_EXERCISE PROMPT_
The line holding "160, 180, 200];" is the last one to output; start at the first line of the data, keep every line in between exactly, and leave out pictures.

..............................

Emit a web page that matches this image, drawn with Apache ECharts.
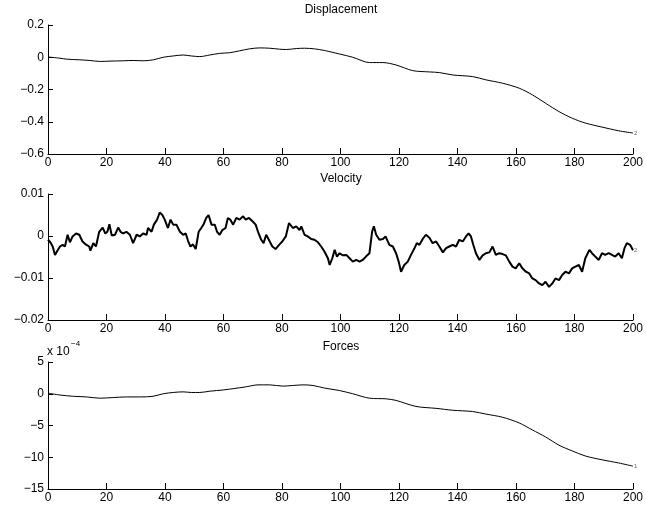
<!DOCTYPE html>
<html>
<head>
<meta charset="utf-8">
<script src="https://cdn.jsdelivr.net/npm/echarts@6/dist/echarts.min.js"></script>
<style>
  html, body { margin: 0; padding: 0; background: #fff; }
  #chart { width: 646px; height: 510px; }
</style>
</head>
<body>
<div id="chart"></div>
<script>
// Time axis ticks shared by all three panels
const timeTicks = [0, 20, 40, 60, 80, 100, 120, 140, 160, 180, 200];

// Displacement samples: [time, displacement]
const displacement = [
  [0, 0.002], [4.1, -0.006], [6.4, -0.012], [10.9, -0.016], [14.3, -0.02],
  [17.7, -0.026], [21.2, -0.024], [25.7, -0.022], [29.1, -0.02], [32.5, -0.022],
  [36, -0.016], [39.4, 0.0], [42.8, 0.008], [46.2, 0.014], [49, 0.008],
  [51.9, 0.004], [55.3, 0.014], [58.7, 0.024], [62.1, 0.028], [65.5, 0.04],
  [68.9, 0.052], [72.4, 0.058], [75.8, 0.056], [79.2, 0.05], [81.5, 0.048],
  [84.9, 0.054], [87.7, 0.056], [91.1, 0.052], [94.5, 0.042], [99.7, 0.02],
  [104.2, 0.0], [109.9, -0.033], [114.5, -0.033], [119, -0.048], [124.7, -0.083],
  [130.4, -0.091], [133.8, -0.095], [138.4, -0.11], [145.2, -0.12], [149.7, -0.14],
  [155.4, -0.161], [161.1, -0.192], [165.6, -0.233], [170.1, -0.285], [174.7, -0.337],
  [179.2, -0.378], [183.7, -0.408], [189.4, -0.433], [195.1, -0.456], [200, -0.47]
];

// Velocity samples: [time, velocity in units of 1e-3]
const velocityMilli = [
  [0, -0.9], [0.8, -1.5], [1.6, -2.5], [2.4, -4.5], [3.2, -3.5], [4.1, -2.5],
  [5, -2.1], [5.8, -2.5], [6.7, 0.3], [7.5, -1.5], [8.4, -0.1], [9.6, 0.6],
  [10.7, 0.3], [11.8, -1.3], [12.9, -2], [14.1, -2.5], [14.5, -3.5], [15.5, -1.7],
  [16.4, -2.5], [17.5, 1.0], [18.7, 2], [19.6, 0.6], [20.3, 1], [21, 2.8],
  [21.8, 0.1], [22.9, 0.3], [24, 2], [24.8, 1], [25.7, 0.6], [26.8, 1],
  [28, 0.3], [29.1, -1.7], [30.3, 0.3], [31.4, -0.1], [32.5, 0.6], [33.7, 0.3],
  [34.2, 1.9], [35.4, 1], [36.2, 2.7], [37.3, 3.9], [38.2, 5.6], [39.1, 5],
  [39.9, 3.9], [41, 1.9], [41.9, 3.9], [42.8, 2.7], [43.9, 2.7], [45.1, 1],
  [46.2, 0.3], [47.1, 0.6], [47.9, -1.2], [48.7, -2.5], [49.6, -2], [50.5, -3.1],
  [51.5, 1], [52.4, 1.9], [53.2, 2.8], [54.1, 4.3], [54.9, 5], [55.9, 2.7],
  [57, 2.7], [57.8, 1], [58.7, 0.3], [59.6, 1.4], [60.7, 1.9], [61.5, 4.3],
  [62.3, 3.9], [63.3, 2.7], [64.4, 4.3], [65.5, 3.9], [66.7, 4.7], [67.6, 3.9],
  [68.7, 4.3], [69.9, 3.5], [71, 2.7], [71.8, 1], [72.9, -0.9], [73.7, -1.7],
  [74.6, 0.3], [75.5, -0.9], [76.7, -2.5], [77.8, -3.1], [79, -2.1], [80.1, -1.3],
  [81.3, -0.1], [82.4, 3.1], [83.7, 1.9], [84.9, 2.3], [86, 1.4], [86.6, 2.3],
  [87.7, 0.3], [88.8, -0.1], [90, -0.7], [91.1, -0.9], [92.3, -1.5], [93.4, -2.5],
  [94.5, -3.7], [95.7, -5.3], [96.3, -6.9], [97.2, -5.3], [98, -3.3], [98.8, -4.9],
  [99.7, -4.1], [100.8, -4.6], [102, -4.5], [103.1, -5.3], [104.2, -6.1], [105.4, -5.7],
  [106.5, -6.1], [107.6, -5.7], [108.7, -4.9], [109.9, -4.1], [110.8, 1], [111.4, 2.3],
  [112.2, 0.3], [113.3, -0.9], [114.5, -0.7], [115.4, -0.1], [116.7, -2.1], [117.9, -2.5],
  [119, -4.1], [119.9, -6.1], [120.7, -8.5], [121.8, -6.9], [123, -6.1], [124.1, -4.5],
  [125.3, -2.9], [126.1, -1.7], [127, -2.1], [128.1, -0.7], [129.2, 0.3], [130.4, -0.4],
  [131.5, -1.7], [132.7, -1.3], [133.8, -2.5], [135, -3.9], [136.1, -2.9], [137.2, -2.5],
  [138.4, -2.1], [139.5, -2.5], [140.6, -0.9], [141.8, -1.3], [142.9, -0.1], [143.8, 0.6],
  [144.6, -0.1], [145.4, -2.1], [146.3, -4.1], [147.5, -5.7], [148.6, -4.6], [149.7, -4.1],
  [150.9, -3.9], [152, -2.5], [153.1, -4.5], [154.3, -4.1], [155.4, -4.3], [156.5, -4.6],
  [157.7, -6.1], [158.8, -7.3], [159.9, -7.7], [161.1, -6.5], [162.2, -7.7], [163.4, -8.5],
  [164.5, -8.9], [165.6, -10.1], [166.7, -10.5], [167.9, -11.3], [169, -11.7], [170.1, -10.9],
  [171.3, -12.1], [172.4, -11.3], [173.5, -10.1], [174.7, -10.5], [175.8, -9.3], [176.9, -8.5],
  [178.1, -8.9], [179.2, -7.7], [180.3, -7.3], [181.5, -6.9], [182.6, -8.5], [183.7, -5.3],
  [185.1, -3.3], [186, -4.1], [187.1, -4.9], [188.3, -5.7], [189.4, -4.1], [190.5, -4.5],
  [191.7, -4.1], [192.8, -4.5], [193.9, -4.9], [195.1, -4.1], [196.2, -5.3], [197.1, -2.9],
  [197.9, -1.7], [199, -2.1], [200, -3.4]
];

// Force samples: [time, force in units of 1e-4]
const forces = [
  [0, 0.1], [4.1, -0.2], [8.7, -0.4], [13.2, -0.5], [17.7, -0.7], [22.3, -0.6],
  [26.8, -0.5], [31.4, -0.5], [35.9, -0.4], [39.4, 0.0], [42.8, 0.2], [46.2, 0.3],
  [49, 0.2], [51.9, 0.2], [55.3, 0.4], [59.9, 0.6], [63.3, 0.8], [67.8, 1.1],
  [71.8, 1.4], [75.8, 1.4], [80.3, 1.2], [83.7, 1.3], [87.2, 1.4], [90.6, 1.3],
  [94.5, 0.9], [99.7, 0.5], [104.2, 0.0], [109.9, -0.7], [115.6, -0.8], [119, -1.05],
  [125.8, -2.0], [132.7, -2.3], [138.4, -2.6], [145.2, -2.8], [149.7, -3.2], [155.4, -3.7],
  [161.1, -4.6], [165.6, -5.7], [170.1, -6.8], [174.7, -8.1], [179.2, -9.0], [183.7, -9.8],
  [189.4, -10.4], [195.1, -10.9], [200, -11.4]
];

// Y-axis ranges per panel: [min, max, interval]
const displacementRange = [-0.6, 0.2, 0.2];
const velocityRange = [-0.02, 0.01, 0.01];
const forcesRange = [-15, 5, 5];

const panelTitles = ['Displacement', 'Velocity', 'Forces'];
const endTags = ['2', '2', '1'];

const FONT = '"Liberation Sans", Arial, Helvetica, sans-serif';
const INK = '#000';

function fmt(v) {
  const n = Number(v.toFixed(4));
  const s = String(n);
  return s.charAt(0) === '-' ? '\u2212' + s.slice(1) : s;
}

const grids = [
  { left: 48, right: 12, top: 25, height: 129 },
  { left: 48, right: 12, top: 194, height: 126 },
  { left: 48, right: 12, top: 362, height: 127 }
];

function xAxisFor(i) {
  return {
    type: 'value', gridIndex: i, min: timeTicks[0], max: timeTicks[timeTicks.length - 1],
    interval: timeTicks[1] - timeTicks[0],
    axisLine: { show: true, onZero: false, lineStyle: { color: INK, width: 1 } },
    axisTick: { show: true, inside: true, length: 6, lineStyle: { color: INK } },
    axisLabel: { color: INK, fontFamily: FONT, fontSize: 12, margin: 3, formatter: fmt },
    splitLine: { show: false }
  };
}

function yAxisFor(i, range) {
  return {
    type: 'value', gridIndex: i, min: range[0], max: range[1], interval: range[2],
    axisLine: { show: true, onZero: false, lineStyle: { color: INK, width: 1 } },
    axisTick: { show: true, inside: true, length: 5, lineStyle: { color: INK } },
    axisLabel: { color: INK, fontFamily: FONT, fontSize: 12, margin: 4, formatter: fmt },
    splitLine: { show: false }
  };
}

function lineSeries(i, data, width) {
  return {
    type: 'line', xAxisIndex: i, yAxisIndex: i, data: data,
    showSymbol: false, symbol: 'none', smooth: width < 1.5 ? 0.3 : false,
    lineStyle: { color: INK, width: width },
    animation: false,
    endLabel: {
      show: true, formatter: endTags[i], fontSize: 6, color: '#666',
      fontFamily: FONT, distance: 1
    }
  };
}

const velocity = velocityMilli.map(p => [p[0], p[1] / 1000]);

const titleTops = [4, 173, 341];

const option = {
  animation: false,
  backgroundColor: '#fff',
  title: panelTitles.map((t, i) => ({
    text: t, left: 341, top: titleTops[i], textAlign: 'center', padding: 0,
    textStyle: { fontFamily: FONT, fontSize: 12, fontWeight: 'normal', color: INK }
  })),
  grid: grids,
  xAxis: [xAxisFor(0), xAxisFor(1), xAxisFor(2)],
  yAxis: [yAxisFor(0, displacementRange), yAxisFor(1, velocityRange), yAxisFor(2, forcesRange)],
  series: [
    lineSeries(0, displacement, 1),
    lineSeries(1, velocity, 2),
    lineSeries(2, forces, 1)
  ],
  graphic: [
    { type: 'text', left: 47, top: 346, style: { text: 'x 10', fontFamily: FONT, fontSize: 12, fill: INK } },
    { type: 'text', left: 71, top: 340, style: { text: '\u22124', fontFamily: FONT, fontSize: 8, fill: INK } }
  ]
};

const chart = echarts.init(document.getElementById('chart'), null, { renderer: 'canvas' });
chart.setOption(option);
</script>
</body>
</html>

..............................

_TASK RESULT_
Emit a web page that matches this image, drawn with Apache ECharts.
<!DOCTYPE html>
<html>
<head>
<meta charset="utf-8">
<script src="https://cdn.jsdelivr.net/npm/echarts@6/dist/echarts.min.js"></script>
<style>
  html, body { margin: 0; padding: 0; background: #fff; }
  #chart { width: 646px; height: 510px; }
</style>
</head>
<body>
<div id="chart"></div>
<script>
// Time axis ticks shared by all three panels
const timeTicks = [0, 20, 40, 60, 80, 100, 120, 140, 160, 180, 200];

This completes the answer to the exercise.